Hi Linda...I know what you mean, I sometimes think I married my Father...he is so much like him. Our children complain that he does too much and I keep on telling them that it is keeping him alive, happy and viable. If he was sitting watching that tv all day we would drive each other crazy. He helped build this house and finished off the inside...I tell the kids that when he runs out of projects they better be ready with some for him to do!

We had a lovely motor home...that is the way to see the states, staying in National and State parks was so reasonable and beautiful, hope you get to do it someday.You could visit here in Maine...one thing off your bucket list, we even have room for you to park that motor home or camper, free of charge!

Yes this is Izzy, picture below. Mine seem to look different too...not just their color but the shape of their face. The little one looks like a tiny bear when she walks, especially from the back, just sort of waddles and sways. 
Izzy prances and has a hop to her step.

The Bella Sisters would love to have company....


----------



## Izzy-bella (Mar 26, 2011)

Lorraine and Beau...Maine is not that FAR from Pa. Come on just a short little hop and a skip and you would be here! 

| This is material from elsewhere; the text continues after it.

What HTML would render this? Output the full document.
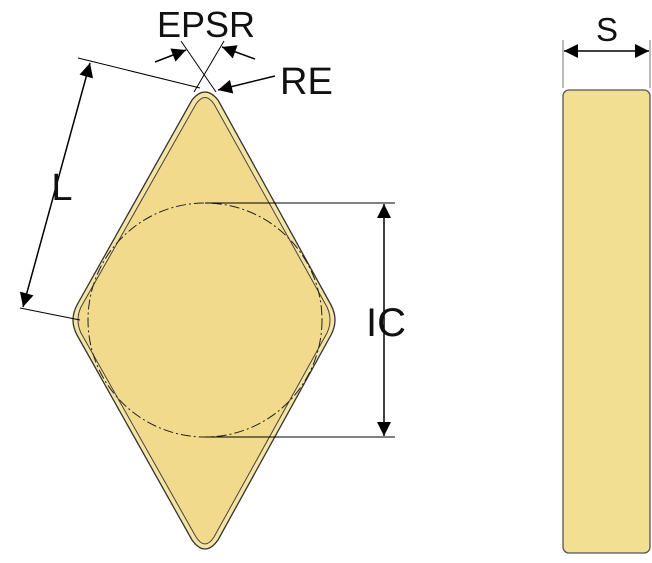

:whoo::whoo:The Bella Sisters are getting excited:whoo::whoo:
:whoo::whoo:maybe company will be coming:whoo::whoo:


----------



## clare (Feb 6, 2010)

DH and I have visited New England 4 times,twice in the autumn,and twice in the winter,we loved it.We drove through Maine and had a good look around Portland.Your view is stunning,and your husband is amazingly talented.Do you suffer from mosquitoes?[not personally!]


----------



## Izzy-bella (Mar 26, 2011)

We are approximately 4 hours past Portland. Our town has 450 people and one post office. Quite different..not so busy. There are those horrid black flies in the spring and mosquitos...but since we are right on the salt water we are not bothered by them....just walk 15 feet into the surrounding woods and a little back from the shore and you are in BIG trouble. Thank heavens we are here...the poor dogs in other areas have a lot of trouble with them really biting the ends of their ears. Next time you come to Maine come and see us.


----------